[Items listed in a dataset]
____________

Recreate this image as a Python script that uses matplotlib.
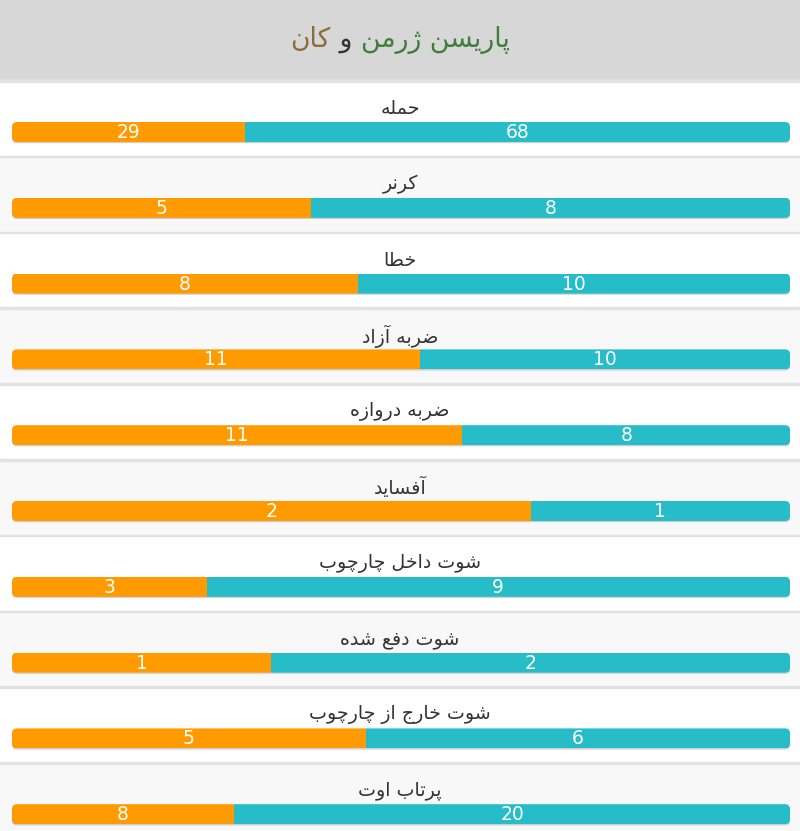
import matplotlib
matplotlib.use("Agg")
import matplotlib.pyplot as plt
from matplotlib.patches import Rectangle, FancyBboxPatch

# ---------------- data ----------------
title_home = "پاریسن ژرمن"
title_and = "و"
title_away = "کان"
categories = ["حمله", "کرنر", "خطا", "ضربه آزاد", "ضربه دروازه", "آفساید",
              "شوت داخل چارچوب", "شوت دفع شده", "شوت خارج از چارچوب", "پرتاب اوت"]
away_values = [29, 5, 8, 11, 11, 2, 3, 1, 5, 8]      # orange (left)
home_values = [68, 8, 10, 10, 8, 1, 9, 2, 6, 20]     # teal (right)

ORANGE = "#ff9a00"
TEAL = "#26bcc8"

# ------------- minimal Persian shaping (presentation forms) -------------
FORMS = {
    # isolated, final, initial, medial
    "ا": ("\uFE8D", "\uFE8E", None, None),
    "آ": ("\uFE81", "\uFE82", None, None),
    "ب": ("\uFE8F", "\uFE90", "\uFE91", "\uFE92"),
    "پ": ("\uFB56", "\uFB57", "\uFB58", "\uFB59"),
    "ت": ("\uFE95", "\uFE96", "\uFE97", "\uFE98"),
    "ث": ("\uFE99", "\uFE9A", "\uFE9B", "\uFE9C"),
    "ج": ("\uFE9D", "\uFE9E", "\uFE9F", "\uFEA0"),
    "چ": ("\uFB7A", "\uFB7B", "\uFB7C", "\uFB7D"),
    "ح": ("\uFEA1", "\uFEA2", "\uFEA3", "\uFEA4"),
    "خ": ("\uFEA5", "\uFEA6", "\uFEA7", "\uFEA8"),
    "د": ("\uFEA9", "\uFEAA", None, None),
    "ذ": ("\uFEAB", "\uFEAC", None, None),
    "ر": ("\uFEAD", "\uFEAE", None, None),
    "ز": ("\uFEAF", "\uFEB0", None, None),
    "ژ": ("\uFB8A", "\uFB8B", None, None),
    "س": ("\uFEB1", "\uFEB2", "\uFEB3", "\uFEB4"),
    "ش": ("\uFEB5", "\uFEB6", "\uFEB7", "\uFEB8"),
    "ص": ("\uFEB9", "\uFEBA", "\uFEBB", "\uFEBC"),
    "ض": ("\uFEBD", "\uFEBE", "\uFEBF", "\uFEC0"),
    "ط": ("\uFEC1", "\uFEC2", "\uFEC3", "\uFEC4"),
    "ظ": ("\uFEC5", "\uFEC6", "\uFEC7", "\uFEC8"),
    "ع": ("\uFEC9", "\uFECA", "\uFECB", "\uFECC"),
    "غ": ("\uFECD", "\uFECE", "\uFECF", "\uFED0"),
    "ف": ("\uFED1", "\uFED2", "\uFED3", "\uFED4"),
    "ق": ("\uFED5", "\uFED6", "\uFED7", "\uFED8"),
    "ک": ("\uFB8E", "\uFB8F", "\uFB90", "\uFB91"),
    "گ": ("\uFB92", "\uFB93", "\uFB94", "\uFB95"),
    "ل": ("\uFEDD", "\uFEDE", "\uFEDF", "\uFEE0"),
    "م": ("\uFEE1", "\uFEE2", "\uFEE3", "\uFEE4"),
    "ن": ("\uFEE5", "\uFEE6", "\uFEE7", "\uFEE8"),
    "ه": ("\uFEE9", "\uFEEA", "\uFEEB", "\uFEEC"),
    "و": ("\uFEED", "\uFEEE", None, None),
    "ی": ("\uFBFC", "\uFBFD", "\uFBFE", "\uFBFF"),
}


def dual(c):
    return c in FORMS and FORMS[c][2] is not None


def shape(text):
    out = []
    n = len(text)
    for i, c in enumerate(text):
        if c not in FORMS:
            out.append(c)
            continue
        prev = text[i - 1] if i > 0 else ""
        nxt = text[i + 1] if i < n - 1 else ""
        join_prev = dual(prev)
        join_next = dual(c) and nxt in FORMS
        iso, fin, ini, med = FORMS[c]
        if join_prev and join_next:
            out.append(med)
        elif join_prev:
            out.append(fin)
        elif join_next:
            out.append(ini)
        else:
            out.append(iso)
    return "".join(out)[::-1]


# ---------------- figure ----------------
W, H = 800, 831
fig = plt.figure(figsize=(W / 100, H / 100), dpi=100)
ax = fig.add_axes([0, 0, 1, 1])
ax.set_xlim(0, W)
ax.set_ylim(H, 0)
ax.axis("off")

HEADER = 80
ROW_H = 75.8
BAR_X0, BAR_X1 = 12, 790
BAR_W = BAR_X1 - BAR_X0
BAR_H = 20
FONT = "DejaVu Sans"

ax.add_patch(Rectangle((0, 0), W, HEADER, color="#d7d7d7", zorder=0))

for i, (cat, a, h) in enumerate(zip(categories, away_values, home_values)):
    top = HEADER + i * ROW_H
    bg = "#ffffff" if i % 2 == 0 else "#f8f8f8"
    ax.add_patch(Rectangle((0, top), W, ROW_H, color=bg, zorder=0))
    ax.add_patch(Rectangle((0, top), W, 1.6, color="#e2e2e2", zorder=1))
    ax.text(W / 2, top + 28.5, shape(cat), ha="center", va="center",
            fontsize=13.7, color="#333333", family=FONT, zorder=3)
    by = top + 42
    yc = by + BAR_H / 2
    frac = a / (a + h)
    # shadow
    sh = FancyBboxPatch((BAR_X0, by + 1.2), BAR_W, BAR_H,
                        boxstyle="round,pad=0,rounding_size=5",
                        fc="#9a9a9a", ec="none", alpha=0.45, zorder=1.5)
    ax.add_patch(sh)
    clip = FancyBboxPatch((BAR_X0, by), BAR_W, BAR_H,
                          boxstyle="round,pad=0,rounding_size=5",
                          fc="none", ec="none", transform=ax.transData)
    ax.add_patch(clip)
    b1 = ax.barh([yc], [frac * BAR_W], left=BAR_X0, height=BAR_H,
                 color=ORANGE, zorder=2)
    b2 = ax.barh([yc], [(1 - frac) * BAR_W], left=BAR_X0 + frac * BAR_W,
                 height=BAR_H, color=TEAL, zorder=2)
    for r in list(b1) + list(b2):
        r.set_clip_path(clip)
    ax.text(BAR_X0 + frac * BAR_W / 2, yc + 0.5, str(a), ha="center",
            va="center", fontsize=13.5, color="white", family=FONT, zorder=3)
    ax.text(BAR_X0 + frac * BAR_W + (1 - frac) * BAR_W / 2, yc + 0.5, str(h),
            ha="center", va="center", fontsize=13.5, color="white",
            family=FONT, zorder=3)

# ---------------- multi-colour title ----------------
renderer = fig.canvas.get_renderer()
parts = [(shape(title_away), "#8b6d3c"), (" " + title_and + " ", "#333333"),
         (shape(title_home), "#3f7d3a")]
texts = []
for s, col in parts:
    t = ax.text(0, 40, s, ha="left", va="center", fontsize=19.2, color=col,
                family=FONT, zorder=3)
    texts.append(t)
widths = [t.get_window_extent(renderer).width for t in texts]
total = sum(widths)
x = W / 2 - total / 2
for t, w in zip(texts, widths):
    t.set_x(x)
    x += w

fig.savefig("out.png", dpi=100)
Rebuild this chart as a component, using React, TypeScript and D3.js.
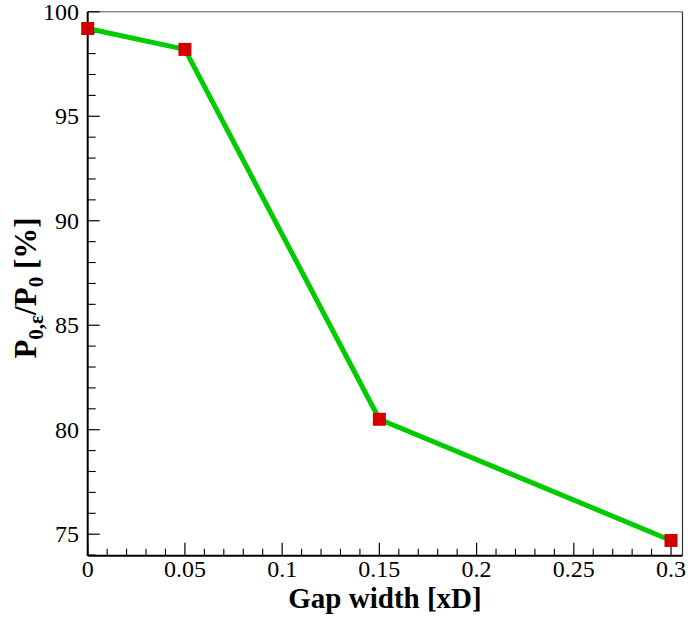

____________

● **Stated problem**: Copy every line of the records above that holds the word "this".

● **Correct result**:
Recreate this image as a Python script that uses matplotlib.
Rebuild this chart as a component, using React, TypeScript and D3.js.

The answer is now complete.